Pelaksanaan IUPHHK RE dalam 14 tahun terakhir telah menghasilkan data, informasi, pengetahuan dan pembelajaran yang kaya yang dapat digunakan sebagai masukan dalam perbaikan kebijakan dan pelaksanaan IUPHHK RE. Narasi kebijakan yang digunakan para aktor serta koalisi aktor yang terbentuk telah menciptakan ruang kebijakan bagi perbaikan IUPHHK RE. Namun ruang kebijakan tersebut belum dapat dimanfaatkan secara maksimal ataupun terbentur dengan ruang kebijakan isu prioritas lain di dalam KLHK.
Restorasi ekosistem dengan berbagai karakteristiknya dipandang sebagai salah satu solusi berbasis alam untuk mengatasi degradasi hutan dan deforestasi serta sebuah skema yang tepat untuk mendukung pencapaian target iklim Indonesia. Memperhatikan kondisi hutan produksi yang telah terdegradasi dan terdeforestasi serta lambatnya proses pemulihan ekosistem hutan produksi maka restorasi ekosistem pada hutan produksi dipandang sebagai sebuah keharusan baik saat ini maupun di masa yang akan datang. Perbaikan kebijakan diperlukan untuk dapat memenuhi target luasan IUPHHK RE yang telah ditetapkan KLHK dan tujuan restorasi ekosistem pada hutan produksi.

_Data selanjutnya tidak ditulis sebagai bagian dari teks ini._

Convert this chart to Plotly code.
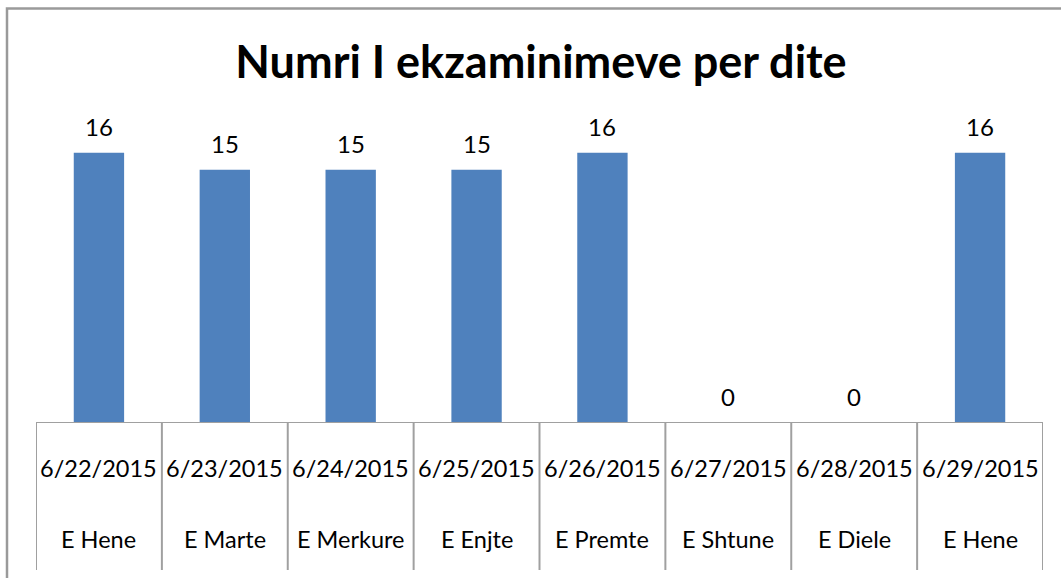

Pemberian insentif baik berupa kemudahan bagi pengembangan usaha pemanfaatan hasil hutan bukan kayu dan jasa lingkungan maupun insentif fiskal dari Kementerian Keuangan berupa keringanan pembayaran Pajak Bumi dan Bangunan (PBB), pembayaran Iuran Izin Usaha Pemanfaatan Hutan (IIUPH), serta pengurangan nilai penerimaan negara bukan pajak (PNBP) yang dihasilkan dari areal IUPHHK RE diperlukan untuk mendorong pelaksanaan IUPHHK RE. Insentif-insentif tersebut diharapkan akan menarik investasi untuk restorasi ekosistem pada hutan produksi sehingga dapat memenuhi target yang telah ditetapkan KLHK dan tujuan restorasi ekosistem yaitu mengembalikan fungsi hutan produksi Indonesia untuk memberikan manfaat bagi kesejahteraan masyarakat.